> **TASK GOAL**
Note how many lines hold "diagram" and report that number by itself.

Entries with chart source code
::::::::::

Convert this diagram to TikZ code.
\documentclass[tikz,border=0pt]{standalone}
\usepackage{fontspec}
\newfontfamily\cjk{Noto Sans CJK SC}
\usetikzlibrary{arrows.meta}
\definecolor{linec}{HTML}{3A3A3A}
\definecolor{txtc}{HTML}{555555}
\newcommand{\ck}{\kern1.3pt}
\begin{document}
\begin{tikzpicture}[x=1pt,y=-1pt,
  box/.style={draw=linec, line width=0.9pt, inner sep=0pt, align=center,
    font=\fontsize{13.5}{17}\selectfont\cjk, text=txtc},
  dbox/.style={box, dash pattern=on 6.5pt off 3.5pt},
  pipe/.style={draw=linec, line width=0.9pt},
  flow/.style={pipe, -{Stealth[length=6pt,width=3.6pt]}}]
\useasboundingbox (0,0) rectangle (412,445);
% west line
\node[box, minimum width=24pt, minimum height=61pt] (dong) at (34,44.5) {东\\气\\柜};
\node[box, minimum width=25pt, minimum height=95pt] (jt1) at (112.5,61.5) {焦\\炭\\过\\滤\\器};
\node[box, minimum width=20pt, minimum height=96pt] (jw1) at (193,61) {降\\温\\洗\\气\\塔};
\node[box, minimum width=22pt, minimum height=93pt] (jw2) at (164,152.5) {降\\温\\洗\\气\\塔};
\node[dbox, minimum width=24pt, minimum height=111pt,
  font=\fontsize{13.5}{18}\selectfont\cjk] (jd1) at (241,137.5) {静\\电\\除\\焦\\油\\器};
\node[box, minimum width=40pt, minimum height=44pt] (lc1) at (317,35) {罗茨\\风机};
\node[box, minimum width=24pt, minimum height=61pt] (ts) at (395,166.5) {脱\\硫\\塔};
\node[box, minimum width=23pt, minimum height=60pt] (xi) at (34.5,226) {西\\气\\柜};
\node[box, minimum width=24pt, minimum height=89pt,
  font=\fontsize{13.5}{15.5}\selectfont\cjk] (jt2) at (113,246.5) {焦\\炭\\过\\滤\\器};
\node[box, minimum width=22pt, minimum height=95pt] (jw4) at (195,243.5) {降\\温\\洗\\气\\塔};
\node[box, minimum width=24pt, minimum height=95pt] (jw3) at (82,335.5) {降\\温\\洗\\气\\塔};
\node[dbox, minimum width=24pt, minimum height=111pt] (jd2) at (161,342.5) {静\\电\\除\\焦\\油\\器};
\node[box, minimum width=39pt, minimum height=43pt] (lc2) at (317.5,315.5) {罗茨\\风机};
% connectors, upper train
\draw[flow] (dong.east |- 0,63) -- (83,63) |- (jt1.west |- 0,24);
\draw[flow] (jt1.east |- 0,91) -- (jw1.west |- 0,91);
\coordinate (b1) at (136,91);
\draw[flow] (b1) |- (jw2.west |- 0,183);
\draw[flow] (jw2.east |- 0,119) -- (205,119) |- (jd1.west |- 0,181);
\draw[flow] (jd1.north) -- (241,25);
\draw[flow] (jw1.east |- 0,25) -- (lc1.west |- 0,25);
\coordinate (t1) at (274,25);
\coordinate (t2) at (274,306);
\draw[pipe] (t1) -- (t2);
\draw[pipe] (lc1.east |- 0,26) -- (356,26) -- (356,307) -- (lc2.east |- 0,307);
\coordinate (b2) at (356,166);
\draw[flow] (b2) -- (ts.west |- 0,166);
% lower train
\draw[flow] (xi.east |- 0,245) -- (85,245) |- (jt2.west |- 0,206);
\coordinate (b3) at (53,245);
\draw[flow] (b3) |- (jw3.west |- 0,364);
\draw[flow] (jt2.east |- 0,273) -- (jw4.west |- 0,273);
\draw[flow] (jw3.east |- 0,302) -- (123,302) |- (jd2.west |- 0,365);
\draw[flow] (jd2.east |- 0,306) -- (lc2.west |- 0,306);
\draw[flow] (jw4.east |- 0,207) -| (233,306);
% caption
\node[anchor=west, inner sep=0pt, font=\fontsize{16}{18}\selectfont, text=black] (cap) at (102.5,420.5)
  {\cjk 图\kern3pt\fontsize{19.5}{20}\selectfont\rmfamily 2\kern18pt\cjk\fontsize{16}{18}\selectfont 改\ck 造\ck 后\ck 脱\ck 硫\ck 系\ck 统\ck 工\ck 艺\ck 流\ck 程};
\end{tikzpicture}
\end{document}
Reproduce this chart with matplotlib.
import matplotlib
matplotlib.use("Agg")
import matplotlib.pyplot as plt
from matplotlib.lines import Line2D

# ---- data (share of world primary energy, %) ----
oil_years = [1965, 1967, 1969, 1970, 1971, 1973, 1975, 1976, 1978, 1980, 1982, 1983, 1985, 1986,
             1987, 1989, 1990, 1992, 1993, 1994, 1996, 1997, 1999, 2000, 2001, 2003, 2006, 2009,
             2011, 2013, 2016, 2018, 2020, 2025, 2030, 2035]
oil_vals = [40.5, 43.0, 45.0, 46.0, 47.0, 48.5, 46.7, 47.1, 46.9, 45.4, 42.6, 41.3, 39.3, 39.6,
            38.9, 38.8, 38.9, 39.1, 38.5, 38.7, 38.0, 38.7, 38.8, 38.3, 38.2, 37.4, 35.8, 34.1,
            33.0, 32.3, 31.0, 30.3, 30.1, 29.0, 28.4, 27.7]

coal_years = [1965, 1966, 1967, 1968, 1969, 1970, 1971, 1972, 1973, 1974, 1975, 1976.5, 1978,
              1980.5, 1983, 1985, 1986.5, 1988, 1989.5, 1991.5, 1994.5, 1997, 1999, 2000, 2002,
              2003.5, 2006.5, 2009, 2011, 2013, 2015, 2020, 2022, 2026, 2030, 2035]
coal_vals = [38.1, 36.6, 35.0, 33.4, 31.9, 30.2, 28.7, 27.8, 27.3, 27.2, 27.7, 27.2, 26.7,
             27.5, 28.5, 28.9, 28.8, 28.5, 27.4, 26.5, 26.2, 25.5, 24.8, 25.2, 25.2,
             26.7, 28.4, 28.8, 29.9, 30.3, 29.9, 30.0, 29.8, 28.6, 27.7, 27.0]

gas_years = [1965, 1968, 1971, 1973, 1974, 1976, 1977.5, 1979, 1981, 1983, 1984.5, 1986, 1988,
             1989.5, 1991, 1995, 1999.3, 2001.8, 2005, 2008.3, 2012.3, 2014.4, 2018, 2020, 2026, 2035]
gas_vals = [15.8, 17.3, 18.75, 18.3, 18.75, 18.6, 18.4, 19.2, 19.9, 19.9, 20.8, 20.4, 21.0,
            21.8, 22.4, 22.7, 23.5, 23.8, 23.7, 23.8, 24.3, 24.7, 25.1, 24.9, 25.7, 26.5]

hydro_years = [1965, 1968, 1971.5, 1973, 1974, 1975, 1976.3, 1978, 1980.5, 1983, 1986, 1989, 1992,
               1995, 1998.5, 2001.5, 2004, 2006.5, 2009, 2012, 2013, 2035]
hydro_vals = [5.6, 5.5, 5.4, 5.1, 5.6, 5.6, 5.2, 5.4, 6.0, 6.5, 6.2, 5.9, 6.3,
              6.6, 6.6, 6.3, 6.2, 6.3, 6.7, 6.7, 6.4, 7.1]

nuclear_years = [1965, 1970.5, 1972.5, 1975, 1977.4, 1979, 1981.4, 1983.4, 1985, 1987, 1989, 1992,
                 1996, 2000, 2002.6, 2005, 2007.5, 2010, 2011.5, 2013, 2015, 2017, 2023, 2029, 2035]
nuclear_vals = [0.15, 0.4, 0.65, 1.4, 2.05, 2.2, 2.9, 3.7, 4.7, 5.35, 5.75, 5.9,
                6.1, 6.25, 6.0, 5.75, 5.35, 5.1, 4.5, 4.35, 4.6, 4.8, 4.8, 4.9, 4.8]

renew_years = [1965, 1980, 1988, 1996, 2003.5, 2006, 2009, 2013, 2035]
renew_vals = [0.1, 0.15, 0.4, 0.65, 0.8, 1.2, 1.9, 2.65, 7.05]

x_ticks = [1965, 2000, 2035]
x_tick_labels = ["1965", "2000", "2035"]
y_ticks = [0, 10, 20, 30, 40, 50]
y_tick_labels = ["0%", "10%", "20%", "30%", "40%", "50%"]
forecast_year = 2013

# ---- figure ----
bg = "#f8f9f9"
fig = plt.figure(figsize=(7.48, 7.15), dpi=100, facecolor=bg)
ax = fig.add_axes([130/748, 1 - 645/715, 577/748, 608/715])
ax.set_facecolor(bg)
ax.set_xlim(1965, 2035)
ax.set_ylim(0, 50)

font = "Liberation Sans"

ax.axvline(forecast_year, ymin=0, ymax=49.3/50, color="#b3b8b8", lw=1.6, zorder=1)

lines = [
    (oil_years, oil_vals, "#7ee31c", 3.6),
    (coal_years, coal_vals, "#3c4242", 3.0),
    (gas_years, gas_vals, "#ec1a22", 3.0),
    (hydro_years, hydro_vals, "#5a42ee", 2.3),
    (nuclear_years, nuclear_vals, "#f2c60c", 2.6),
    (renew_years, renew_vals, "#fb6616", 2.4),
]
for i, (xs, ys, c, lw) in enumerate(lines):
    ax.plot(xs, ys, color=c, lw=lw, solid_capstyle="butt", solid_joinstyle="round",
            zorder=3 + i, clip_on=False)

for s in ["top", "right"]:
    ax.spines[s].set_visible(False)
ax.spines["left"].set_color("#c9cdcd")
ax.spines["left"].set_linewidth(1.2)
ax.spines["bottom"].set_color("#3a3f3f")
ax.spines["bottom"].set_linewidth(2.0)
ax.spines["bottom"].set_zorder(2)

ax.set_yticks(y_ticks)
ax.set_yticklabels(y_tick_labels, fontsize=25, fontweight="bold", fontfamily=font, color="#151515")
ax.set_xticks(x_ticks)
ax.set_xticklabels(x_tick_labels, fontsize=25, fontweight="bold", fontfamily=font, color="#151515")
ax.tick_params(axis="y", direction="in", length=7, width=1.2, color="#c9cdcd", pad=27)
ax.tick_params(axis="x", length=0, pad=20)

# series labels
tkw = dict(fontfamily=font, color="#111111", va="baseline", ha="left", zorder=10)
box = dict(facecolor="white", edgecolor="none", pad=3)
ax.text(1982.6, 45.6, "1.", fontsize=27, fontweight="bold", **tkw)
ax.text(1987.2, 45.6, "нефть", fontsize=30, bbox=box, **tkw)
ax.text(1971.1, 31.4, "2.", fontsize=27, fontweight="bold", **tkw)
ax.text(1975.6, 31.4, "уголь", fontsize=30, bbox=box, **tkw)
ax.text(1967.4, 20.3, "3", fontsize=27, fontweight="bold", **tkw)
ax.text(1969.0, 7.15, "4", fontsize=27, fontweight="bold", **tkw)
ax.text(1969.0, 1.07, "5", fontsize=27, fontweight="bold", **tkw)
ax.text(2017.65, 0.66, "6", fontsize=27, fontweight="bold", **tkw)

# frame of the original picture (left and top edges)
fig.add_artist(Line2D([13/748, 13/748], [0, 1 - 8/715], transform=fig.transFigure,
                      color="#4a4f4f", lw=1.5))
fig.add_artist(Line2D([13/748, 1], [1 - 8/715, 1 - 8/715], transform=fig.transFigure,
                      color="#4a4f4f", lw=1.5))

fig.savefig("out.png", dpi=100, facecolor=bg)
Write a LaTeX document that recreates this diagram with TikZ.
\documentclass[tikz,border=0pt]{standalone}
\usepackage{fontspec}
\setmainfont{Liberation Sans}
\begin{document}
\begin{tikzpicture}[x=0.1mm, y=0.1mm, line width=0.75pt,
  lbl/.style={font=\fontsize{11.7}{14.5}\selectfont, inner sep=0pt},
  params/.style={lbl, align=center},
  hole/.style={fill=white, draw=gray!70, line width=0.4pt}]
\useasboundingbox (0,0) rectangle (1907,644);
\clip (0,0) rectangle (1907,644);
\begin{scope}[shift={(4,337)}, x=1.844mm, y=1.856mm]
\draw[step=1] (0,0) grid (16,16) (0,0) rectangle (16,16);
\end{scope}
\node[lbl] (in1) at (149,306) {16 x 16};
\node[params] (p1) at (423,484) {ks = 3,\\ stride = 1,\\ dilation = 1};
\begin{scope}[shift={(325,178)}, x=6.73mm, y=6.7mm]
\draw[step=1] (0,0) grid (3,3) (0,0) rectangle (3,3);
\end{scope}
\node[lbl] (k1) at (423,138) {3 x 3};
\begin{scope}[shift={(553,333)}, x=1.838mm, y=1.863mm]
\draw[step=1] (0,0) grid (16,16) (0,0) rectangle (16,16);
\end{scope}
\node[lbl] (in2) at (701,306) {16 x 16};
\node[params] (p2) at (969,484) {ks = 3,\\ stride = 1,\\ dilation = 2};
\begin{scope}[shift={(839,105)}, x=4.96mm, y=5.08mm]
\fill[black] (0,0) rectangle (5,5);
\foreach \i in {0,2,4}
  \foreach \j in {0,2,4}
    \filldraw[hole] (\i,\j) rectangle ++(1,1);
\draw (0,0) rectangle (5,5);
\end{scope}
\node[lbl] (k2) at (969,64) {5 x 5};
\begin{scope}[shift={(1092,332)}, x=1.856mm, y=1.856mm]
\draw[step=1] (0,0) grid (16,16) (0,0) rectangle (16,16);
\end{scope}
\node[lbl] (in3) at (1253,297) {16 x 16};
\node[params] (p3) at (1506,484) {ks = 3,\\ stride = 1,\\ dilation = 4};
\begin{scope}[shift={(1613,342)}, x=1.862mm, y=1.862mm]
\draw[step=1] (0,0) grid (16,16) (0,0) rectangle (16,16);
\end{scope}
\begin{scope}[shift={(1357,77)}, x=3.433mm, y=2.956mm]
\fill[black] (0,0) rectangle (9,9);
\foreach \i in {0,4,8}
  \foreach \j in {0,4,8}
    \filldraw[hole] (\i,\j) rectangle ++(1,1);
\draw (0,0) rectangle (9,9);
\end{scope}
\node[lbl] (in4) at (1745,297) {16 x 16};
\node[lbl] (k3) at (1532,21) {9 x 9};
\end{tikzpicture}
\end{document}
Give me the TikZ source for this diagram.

::::::::::

> **EXERCISE RESPONSE**
3